I checked, but of course, no one did ask. The story was immediately shelved. I went looking for more.

Although the sparse MoD papers on the Calvine sighting were declassified, the names of the photographer (and Craig Lindsay) were removed from the file under Data Protection laws. Normally, these would have been released after 30 years — on January 1, 2020 — but the MoD and The National Archives continue to insist they must be kept secret for another 54 years — until 2076 — because of 'privacy concerns'.

Even the Daily Record's decision not to publish the story is intriguing. Had it been spiked by a D-Notice — a gagging order based on national security concerns, served by the MoD?

While this might sound like something from TV's The X-Files, some clever sleuthing by my fellow UFOlogist Matthew Illsley discovered that the Record's editor, the late Endell Laird, had been a member of the MoD's D-Notice committee at the time. A coincidence?

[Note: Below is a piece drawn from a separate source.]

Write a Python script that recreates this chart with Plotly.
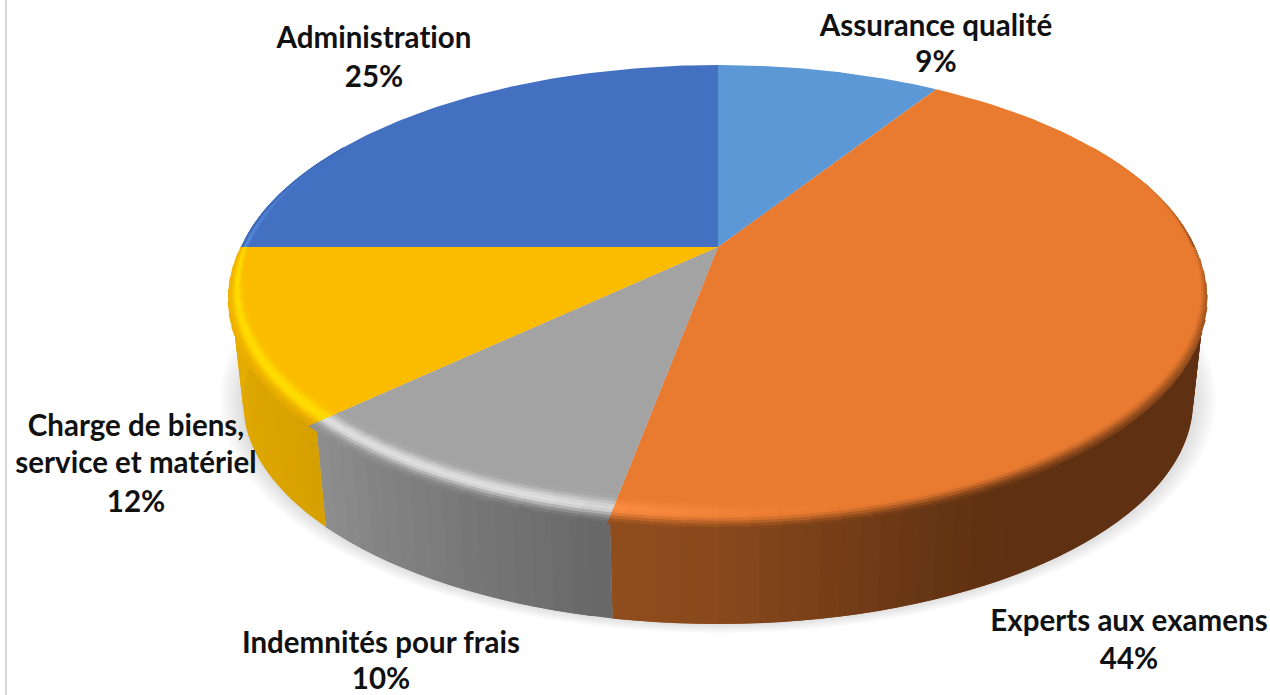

Matthew from Mansfield in Nottinghamshire is challenging the extended closure decision that he says is unjustified, asking: 'What have they got to hide after all these years?'

So what was it? Sadly, I do not think that mysterious aircraft arrived from another galaxy. I believe it was man-made somewhere in a secret hangar — and whatever it was remains on the secret list and highly sensitive. The witnesses had simply been in that 'million to one' chance of being in that particular place at that particular time, and needed to be shut up.

Remember, this was 1990, the Cold War was still a year away from thawing. The Gulf War started literally days earlier. The world was — as many would argue it still is today — divided along 'them and us' battle lines.

Since the mid-Eighties, there had been rumours of a top secret, exotic, American reconnaissance aircraft named 'Aurora' — a silent, supersonic, geometrically shaped craft, used for spy missions.

Although there has never been any substantial evidence that it was ever built or flown, there have been numerous unexplained sightings and incidents in both the US and the UK over the years that have fuelled the Aurora myth — Calvine included.

In 1991, Defence Ministers denied in Parliament that the US had been given permission to fly or land their secret spy plane in UK airspace after reports that Aurora had been spotted leaving RAF Machrihanish on the Mull of Kintyre.

But papers I obtained using the Freedom of Information Act suggest that some MoD intelligence officers did believe Aurora existed but were not allowed to say anything publicly.

A source in the MoD tells me that once Britain's intelligence chiefs realised the Calvine photographs showed a top secret US project they were immediately classified secret — UK Eyes Only.

Last June, the Pentagon released its long-awaited report on what it now calls UAPs or 'unidentified aerial phenomena' after a spate of similar sightings and the release of films showing fast-moving UFOs taken by US Navy pilots. The new American UAP Task Force listed five categories that most sightings, when resolved, would likely fall into — and one of these is 'classified programs' developed by the US government.

I am convinced the Calvine photograph shows one of these classified programs. Meanwhile, the American, and possibly our own, government have found it useful to 'keep the myth of UFOs flying' because it provides a useful cover for their own covert military activities.